I suspect that by far the biggest cost currently is that since the sub
matrices may span multiple processes each "getting" of a sub matrix requires
parallel communication and synchronization. Saving time on reusing a buffer is
very very minor compared to this cost.
To make your implementation really efficient I think you need to work
directly with the underlying MPIAIJ data structure so you can access the matrix
entries in their native format and you have to think about how to manage
efficiently that most of the time you don't need communication to get the sub
matrices but sometimes you do. Calling the PETSc MatGetSubmatrices will never
be efficient for your algorithm
Barry
>>
>> Barry
>>
>>
>>> On May 18, 2016, at 11:41 AM, Jed Brown <[email protected]> wrote:
>>>
>>> Could you give some more information about your preconditioner?
>>> Sequential extraction of many small submatrices is not high performance,
>>> but perhaps we can restructure.
>>>
>>> [email protected] writes:
>>>
>>>>
>>>>
>>>> Dear PETSc developers,
>>>> I have a matrix of the type MATMPIAIJ from which I want to extract small
>>>> sub-matrices and sub-vectors (number of rows from 1 to 50 maximum)

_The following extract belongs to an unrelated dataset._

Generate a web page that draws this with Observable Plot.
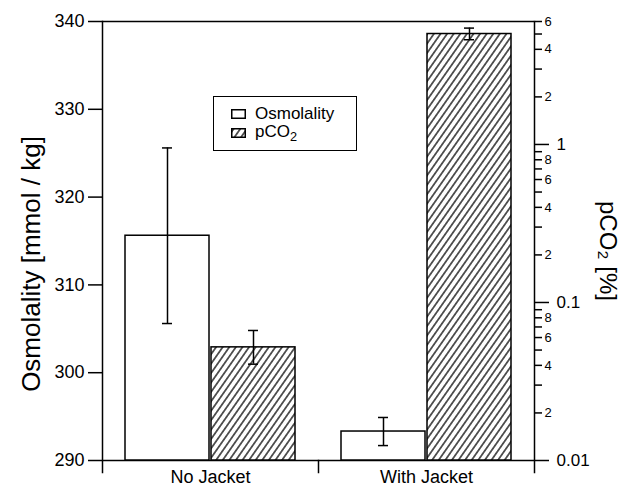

>>>> several times. This is a very fundamental step of a preconditioner that
>>>> I'm writing. After that, I want to solve these sub-systems locally.
>>>>
>>>> In my current implementation I use MatGetSubMatrices with
>>>> MAT_INITIAL_MATRIX to extract the sub-matrices and MatGetRow plus some
>>>> other artifacts to extract the sub-vectors. However, I see that this
>>>> procedure is too costly, once it creates and destroys the output
>>>> variables each time they are called. I thought about using the MAT_REUSE
>>>> flag, but I can't since the nonzero pattern of the local sub-matrix may
>>>> change from call to call.
>>>>
>>>> Can you give me some hint on how to do this task efficiently? I
>>>> appreciate your help!
>>>>
>>>> --
>>>>
>>>> Victor A. P. Magri - PhD student
>>>> Dept. of Civil, Environmental and Architectural Eng.
>>>> University of Padova
>>>> Via Marzolo, 9 - 35131 Padova, Italy
> Thank you for the prompt reply, Barry and Jed.
>
> If a communication reducing algorithm is firstly used such as the ones
> provided by METIS or Scotch, I would say that these sub-matrices are mostly
> coming from the same process and just some of them are shared across multiple
> processes. The preconditioner that I'm implementing is the Factorized Sparse
> Approximate Inverse with adaptive nonzero pattern generation. You can find it
> in the journal paper http://dl.acm.org/citation.cfm?doid=2732672.2629475. It
> relies in an explicit approximation (called matrix F) for the inverse of the
> lower triangular Cholesky factor.
>
> Given a maximum number of nonzeros per row of the F matrix, we want to find
> the best column positions and their respective values which gives the largest
> reduction in the Kaporin condition number of the preconditioned matrix. This
> search can be done concurrently from row to row. Considering an arbitrary row
> of F, we have to gather a sub-matrix and a sub-vector with sizes equal to the
> current number of nonzero elements already found for F and solve this
> subsystem, this process is repeated up to when the desired number of nonzeros
> is reached. Since the maximum size of these subsystems is known, I would like
> to allocate two local buffer variables (one for the sub-matrix and the other
> for the sub-vector) just one time and use it along the whole process, instead
> of creating and destroying new variables each time the sub-systems are
> gathered. This should reduce a lot the time for building the preconditioner
> since it is a task which is done a number of times.
>
> Thank you for your help!
>
> --
> Victor A. P. Magri - PhD student
> Dept. of Civil, Environmental and Architectural Eng.
> University of Padova
> Via Marzolo, 9 - 35131 Padova, Italy